When considering the results of the present research, it is necessary to consider the ways in which it differs from existing research, both in the traditional simulator and the xR flight simulator literature. The most evident differences between this and previous research are the design, and the quantification of training efficacy. The separate-sample pretest-posttest design, which enabled this research, is common in ongoing medical research, has not previously been used in this area.
History,
maturation,
instrumentation, and
mortality, which are the sources of invalidity inherent to the design [
25], are minimised by the implementation. For example, the
instrumentation is not a risk to validity owing to the tools being both objective and unchanged during the term of the research. The time between pretest and posttest was less than two hours, making it unlikely that the remaining sources of invalidly would have impacted the outcome. The method of quantifying the training efficacy, which had been referred to as ‘quasi-transfer’, differs from the more common approach used in much simulator training literature. Namely, the participants in this research were trained for a set time, not to a set standard. It is more usual to train participant in the experimental group in the simulator until proficiency is reached, then train to the same proficiency in the aircraft [or aircraft analogue], and calculate a transfer effectiveness ratio [
44] to quantify the aircraft instruction saved [
38,
39,
45]. This approach was not viable given the research design, which itself was necessary owing to the origins of the data. Furthermore, in examining the positive training effect, it is important to consider research on traditional flight simulators showing that quasi-transfer studies can overestimate the transfer [
36]. The large effect size (
g = 0.946) found by this research is therefore likely to overstate the true-transfer of learning achievable in a VR flight simulator.

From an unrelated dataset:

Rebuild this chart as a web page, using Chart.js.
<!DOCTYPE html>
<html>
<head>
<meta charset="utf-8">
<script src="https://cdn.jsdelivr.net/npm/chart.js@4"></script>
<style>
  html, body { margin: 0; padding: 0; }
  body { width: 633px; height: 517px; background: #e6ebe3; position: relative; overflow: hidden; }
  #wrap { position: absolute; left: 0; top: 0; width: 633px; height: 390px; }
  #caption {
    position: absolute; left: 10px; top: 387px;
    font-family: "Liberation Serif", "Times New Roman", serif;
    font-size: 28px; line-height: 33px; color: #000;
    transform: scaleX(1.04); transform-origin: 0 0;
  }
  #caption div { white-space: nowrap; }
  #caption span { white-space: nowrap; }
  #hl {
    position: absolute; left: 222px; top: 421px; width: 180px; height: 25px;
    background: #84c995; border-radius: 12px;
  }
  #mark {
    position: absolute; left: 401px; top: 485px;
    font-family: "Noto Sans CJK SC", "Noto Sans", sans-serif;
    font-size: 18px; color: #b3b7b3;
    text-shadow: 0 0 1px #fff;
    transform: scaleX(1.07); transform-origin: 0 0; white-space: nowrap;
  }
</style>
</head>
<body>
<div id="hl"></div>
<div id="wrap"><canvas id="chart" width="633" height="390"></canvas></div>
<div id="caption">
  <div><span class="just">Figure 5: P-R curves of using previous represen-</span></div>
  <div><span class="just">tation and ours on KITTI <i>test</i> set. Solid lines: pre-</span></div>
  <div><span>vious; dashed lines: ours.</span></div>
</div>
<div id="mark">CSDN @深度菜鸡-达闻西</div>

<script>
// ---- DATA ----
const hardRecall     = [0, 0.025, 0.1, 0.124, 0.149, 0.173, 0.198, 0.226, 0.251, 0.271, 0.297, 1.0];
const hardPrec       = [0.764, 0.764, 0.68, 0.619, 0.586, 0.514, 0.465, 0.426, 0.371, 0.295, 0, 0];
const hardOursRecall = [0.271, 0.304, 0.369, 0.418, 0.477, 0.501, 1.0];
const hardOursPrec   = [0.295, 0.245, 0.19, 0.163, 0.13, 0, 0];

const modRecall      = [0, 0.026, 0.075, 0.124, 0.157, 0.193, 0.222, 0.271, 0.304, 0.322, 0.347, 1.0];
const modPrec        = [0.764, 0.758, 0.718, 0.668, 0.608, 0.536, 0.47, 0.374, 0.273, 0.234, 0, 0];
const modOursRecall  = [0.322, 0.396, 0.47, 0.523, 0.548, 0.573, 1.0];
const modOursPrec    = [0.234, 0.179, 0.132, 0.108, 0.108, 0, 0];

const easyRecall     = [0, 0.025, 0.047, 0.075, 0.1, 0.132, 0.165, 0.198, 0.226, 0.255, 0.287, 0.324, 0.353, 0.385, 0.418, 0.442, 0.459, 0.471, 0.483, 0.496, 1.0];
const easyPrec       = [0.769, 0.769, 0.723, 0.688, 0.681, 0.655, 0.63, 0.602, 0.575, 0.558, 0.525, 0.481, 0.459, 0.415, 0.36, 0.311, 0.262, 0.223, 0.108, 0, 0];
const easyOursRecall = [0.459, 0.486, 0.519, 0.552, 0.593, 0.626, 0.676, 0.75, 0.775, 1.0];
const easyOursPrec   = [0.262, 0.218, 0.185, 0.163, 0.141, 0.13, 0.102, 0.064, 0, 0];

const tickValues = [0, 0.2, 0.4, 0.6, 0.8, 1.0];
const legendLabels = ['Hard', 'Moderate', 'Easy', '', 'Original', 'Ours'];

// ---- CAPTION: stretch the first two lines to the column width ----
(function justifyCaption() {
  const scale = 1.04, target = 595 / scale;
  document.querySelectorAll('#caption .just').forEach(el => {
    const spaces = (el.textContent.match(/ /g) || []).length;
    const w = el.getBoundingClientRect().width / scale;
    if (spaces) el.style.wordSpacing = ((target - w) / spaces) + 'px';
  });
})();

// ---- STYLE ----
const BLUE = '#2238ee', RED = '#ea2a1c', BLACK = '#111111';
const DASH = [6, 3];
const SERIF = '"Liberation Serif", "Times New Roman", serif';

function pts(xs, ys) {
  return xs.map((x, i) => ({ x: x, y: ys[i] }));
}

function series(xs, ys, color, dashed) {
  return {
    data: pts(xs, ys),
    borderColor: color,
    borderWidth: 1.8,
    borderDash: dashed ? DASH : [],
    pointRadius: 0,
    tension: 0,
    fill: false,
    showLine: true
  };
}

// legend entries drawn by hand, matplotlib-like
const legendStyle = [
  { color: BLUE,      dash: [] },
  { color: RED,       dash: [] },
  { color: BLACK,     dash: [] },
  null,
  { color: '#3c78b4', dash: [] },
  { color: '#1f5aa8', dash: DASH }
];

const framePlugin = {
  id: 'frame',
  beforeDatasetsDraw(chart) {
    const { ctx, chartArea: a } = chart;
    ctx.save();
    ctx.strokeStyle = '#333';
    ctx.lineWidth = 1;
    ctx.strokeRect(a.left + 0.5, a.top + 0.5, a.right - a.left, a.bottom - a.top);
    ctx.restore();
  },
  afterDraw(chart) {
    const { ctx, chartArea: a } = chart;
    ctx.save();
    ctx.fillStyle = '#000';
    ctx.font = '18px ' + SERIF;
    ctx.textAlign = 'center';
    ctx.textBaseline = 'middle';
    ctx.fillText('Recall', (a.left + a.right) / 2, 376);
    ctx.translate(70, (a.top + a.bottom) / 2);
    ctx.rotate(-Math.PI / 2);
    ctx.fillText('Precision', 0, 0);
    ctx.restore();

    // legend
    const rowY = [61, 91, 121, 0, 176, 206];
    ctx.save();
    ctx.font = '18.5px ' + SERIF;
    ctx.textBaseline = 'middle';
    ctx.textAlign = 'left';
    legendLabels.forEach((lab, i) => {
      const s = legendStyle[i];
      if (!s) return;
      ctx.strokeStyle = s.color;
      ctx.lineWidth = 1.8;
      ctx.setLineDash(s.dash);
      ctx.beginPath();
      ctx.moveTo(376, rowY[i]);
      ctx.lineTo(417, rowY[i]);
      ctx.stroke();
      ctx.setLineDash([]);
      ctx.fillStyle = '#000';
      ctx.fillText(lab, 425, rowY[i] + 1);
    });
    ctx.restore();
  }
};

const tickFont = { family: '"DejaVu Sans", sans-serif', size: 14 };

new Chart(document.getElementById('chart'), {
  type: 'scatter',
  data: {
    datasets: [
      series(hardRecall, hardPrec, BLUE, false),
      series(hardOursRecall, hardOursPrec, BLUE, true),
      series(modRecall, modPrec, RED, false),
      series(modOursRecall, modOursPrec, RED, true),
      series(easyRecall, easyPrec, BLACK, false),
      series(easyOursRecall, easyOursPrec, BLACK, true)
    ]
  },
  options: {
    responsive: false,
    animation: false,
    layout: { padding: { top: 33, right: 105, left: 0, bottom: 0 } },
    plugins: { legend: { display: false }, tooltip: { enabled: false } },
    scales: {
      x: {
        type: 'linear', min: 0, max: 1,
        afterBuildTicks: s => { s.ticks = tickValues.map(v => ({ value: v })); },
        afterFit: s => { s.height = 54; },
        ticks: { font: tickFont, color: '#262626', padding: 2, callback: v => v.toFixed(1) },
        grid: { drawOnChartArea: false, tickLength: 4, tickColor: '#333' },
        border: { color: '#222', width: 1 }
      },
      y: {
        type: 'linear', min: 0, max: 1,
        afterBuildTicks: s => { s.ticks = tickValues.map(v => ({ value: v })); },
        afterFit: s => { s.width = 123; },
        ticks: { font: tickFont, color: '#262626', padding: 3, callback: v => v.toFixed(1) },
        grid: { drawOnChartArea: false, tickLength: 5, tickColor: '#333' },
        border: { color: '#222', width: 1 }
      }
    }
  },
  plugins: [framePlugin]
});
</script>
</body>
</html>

There is a considerable and sustained research literature on the motivating effects of various simulator enhancement technologies, such as motion systems [
46]. Often, these technologies are objectively better for training on their own merit — the addition of high-definition displays to simulators being a classic example [
47]. Motivating both the flight instructor and trainee to invest time and effort can be a potential benefit of new technology, including xR spectrum technologies. These potential positives must be weighed in consideration of potential limitations. A limit to the potential of any flight simulator is the development of compensatory skills. Compensatory skills are adaptive abilities and technique which are learned in response to the simulator environment, but which are different to the skills required in the real flight environment [
4]. Such adaptions to the flight simulator can be dangerous when they are inadequate or inappropriate for real-world flight [
48]. Participants in the research demonstrated behaviours likely to represent the development of compensatory skills, such as leaning forward and making unusual head movements. The leaning towards instrumentation (i.e., leaning forward) may represent an adaption to limitations in the visual rendering capabilities of the VR-HMD used. This behaviour has previously been observed by Auer, Gerken, Reiterer and Jetter [
21], who noted similar behaviour in a VR flight simulator study. A more concerning possibility is that these compensatory skills are not a result of insufficient graphical capacity of the headset, but instead a result of participants attempting to compensate for negative sensations caused by the headset [
49]. Simulator sickness, often measured using the Simulator Sickness Questionnaire [
50], is a noted limitation of many xR spectrum technologies [
20]. Given the focus on VR flight simulators for the training of
ab initio skills, and the implications of the development of compensatory skills from zero hours, this is a matter that deserves further consideration.